• The exercise: Print each line from the start of the records below up through the line where "d => color(d.data.name));" is found, exactly as given.

(Extracted data entries)
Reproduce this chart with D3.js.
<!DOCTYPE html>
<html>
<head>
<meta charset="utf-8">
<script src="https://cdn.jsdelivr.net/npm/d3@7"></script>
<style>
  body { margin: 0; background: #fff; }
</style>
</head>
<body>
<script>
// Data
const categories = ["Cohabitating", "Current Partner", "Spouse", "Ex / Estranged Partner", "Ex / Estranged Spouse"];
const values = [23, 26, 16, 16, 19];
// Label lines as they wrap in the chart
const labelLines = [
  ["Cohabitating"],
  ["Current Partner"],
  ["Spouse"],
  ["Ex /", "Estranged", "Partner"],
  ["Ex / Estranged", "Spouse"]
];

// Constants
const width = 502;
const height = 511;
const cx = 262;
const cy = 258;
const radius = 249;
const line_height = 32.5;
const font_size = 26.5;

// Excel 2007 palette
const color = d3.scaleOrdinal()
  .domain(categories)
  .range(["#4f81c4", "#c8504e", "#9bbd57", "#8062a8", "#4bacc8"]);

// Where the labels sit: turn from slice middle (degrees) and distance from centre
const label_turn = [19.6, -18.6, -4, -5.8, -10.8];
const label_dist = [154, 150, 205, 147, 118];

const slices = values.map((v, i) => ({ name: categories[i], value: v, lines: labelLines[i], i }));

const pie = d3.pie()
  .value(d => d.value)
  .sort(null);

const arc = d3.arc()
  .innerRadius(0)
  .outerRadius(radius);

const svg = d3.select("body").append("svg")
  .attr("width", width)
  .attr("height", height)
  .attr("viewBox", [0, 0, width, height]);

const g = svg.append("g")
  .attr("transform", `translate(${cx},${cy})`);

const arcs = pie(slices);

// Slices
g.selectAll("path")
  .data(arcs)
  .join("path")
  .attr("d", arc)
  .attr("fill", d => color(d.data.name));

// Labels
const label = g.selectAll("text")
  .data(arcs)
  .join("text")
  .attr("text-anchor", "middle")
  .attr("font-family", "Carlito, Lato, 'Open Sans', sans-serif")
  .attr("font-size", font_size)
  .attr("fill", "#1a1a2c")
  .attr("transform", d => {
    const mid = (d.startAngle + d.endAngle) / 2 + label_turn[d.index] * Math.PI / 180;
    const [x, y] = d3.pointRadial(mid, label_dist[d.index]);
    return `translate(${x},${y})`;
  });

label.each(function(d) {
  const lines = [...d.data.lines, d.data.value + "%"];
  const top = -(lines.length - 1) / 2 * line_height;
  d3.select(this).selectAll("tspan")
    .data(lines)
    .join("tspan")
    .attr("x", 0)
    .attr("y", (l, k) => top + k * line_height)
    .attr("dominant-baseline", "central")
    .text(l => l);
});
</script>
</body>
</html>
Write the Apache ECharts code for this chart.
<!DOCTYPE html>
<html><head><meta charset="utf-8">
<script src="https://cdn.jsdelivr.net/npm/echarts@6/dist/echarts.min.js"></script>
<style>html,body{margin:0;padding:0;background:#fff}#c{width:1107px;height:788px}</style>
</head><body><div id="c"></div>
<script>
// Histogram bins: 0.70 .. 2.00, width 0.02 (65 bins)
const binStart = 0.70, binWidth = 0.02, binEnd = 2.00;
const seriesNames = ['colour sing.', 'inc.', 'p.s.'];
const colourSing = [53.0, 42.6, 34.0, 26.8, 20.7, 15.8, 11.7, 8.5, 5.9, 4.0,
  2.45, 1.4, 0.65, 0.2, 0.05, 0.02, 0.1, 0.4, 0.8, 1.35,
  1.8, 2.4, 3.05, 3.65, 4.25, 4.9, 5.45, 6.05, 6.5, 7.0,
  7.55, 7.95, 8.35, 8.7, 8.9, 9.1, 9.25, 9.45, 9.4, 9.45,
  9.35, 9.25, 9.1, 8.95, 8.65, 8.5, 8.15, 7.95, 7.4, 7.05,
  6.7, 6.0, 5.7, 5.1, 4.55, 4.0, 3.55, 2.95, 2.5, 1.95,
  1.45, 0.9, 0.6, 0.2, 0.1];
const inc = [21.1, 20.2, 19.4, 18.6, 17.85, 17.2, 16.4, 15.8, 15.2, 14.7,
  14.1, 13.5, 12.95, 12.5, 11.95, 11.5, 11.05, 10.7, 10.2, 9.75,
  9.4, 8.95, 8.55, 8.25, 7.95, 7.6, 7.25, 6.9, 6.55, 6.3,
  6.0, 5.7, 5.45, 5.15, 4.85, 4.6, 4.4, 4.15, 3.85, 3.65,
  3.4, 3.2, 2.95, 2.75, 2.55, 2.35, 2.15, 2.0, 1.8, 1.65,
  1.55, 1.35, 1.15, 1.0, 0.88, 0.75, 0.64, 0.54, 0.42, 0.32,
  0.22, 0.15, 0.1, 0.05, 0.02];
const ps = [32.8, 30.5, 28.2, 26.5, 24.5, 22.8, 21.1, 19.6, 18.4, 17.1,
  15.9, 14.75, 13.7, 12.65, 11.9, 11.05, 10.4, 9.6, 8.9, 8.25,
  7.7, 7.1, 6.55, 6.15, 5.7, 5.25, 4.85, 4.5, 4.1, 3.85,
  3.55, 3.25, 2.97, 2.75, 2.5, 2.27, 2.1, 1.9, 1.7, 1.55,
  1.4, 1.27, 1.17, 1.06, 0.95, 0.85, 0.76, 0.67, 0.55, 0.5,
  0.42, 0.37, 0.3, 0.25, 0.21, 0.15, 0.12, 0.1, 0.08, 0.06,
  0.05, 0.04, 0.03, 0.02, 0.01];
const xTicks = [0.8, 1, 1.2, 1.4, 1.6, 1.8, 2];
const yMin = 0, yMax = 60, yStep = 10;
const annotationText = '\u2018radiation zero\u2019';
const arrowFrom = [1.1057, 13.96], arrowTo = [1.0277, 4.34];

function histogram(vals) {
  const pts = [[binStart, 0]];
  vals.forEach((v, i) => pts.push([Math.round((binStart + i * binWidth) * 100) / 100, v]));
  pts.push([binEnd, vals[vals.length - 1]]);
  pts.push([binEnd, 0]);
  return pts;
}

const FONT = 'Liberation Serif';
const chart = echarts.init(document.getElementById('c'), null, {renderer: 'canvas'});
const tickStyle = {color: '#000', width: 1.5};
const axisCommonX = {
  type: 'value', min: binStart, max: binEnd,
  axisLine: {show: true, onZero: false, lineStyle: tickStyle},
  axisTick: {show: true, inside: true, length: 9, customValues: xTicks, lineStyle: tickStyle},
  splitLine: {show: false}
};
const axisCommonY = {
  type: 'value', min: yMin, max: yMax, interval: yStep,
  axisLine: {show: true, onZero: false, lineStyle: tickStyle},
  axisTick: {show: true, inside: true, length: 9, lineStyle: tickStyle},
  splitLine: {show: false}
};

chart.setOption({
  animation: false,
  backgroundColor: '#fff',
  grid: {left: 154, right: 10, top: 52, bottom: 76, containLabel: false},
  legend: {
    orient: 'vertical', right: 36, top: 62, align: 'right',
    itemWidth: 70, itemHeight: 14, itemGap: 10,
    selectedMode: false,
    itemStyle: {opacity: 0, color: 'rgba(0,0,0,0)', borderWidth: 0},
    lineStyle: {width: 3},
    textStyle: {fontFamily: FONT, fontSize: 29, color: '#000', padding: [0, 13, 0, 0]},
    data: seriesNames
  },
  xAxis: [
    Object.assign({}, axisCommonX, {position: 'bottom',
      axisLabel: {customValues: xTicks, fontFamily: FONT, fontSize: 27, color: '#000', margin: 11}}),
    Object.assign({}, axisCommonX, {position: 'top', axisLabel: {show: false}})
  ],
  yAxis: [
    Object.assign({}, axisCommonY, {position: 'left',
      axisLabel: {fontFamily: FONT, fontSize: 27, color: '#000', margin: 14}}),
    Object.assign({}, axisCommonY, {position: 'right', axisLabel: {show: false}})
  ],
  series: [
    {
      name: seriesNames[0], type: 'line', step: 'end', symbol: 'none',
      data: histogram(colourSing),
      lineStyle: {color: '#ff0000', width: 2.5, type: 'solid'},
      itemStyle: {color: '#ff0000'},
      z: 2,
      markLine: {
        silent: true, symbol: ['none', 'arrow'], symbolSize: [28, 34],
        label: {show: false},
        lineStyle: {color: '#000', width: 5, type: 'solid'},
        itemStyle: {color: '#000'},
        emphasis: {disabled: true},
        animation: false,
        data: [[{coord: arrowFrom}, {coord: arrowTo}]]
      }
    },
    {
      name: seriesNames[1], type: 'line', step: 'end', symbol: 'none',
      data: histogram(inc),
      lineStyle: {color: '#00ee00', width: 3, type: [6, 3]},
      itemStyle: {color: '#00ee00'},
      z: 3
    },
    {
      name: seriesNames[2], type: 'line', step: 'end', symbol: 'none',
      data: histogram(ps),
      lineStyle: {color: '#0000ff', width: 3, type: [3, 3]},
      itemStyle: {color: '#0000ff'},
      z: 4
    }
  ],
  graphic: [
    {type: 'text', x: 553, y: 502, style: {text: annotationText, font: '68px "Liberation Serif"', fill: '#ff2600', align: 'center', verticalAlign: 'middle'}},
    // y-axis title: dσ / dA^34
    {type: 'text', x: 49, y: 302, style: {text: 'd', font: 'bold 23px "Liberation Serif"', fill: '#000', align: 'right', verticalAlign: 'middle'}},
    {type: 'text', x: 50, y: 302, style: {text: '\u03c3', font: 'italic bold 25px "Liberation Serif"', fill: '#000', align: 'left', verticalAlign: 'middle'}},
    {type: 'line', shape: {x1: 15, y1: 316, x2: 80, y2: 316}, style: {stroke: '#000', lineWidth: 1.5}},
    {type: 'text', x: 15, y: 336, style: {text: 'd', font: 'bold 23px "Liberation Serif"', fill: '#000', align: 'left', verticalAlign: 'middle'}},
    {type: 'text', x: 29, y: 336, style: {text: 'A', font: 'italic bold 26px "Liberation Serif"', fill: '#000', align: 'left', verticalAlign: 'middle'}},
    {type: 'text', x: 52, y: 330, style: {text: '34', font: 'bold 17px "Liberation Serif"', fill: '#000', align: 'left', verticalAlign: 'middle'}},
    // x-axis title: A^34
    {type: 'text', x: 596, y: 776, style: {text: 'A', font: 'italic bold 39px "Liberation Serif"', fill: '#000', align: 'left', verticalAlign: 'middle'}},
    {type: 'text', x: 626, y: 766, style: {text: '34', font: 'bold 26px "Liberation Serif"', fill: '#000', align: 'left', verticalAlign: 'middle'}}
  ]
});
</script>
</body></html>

• Result:
Reproduce this chart with D3.js.
<!DOCTYPE html>
<html>
<head>
<meta charset="utf-8">
<script src="https://cdn.jsdelivr.net/npm/d3@7"></script>
<style>
  body { margin: 0; background: #fff; }
</style>
</head>
<body>
<script>
// Data
const categories = ["Cohabitating", "Current Partner", "Spouse", "Ex / Estranged Partner", "Ex / Estranged Spouse"];
const values = [23, 26, 16, 16, 19];
// Label lines as they wrap in the chart
const labelLines = [
  ["Cohabitating"],
  ["Current Partner"],
  ["Spouse"],
  ["Ex /", "Estranged", "Partner"],
  ["Ex / Estranged", "Spouse"]
];

// Constants
const width = 502;
const height = 511;
const cx = 262;
const cy = 258;
const radius = 249;
const line_height = 32.5;
const font_size = 26.5;

// Excel 2007 palette
const color = d3.scaleOrdinal()
  .domain(categories)
  .range(["#4f81c4", "#c8504e", "#9bbd57", "#8062a8", "#4bacc8"]);

// Where the labels sit: turn from slice middle (degrees) and distance from centre
const label_turn = [19.6, -18.6, -4, -5.8, -10.8];
const label_dist = [154, 150, 205, 147, 118];

const slices = values.map((v, i) => ({ name: categories[i], value: v, lines: labelLines[i], i }));

const pie = d3.pie()
  .value(d => d.value)
  .sort(null);

const arc = d3.arc()
  .innerRadius(0)
  .outerRadius(radius);

const svg = d3.select("body").append("svg")
  .attr("width", width)
  .attr("height", height)
  .attr("viewBox", [0, 0, width, height]);

const g = svg.append("g")
  .attr("transform", `translate(${cx},${cy})`);

const arcs = pie(slices);

// Slices
g.selectAll("path")
  .data(arcs)
  .join("path")
  .attr("d", arc)
  .attr("fill", d => color(d.data.name));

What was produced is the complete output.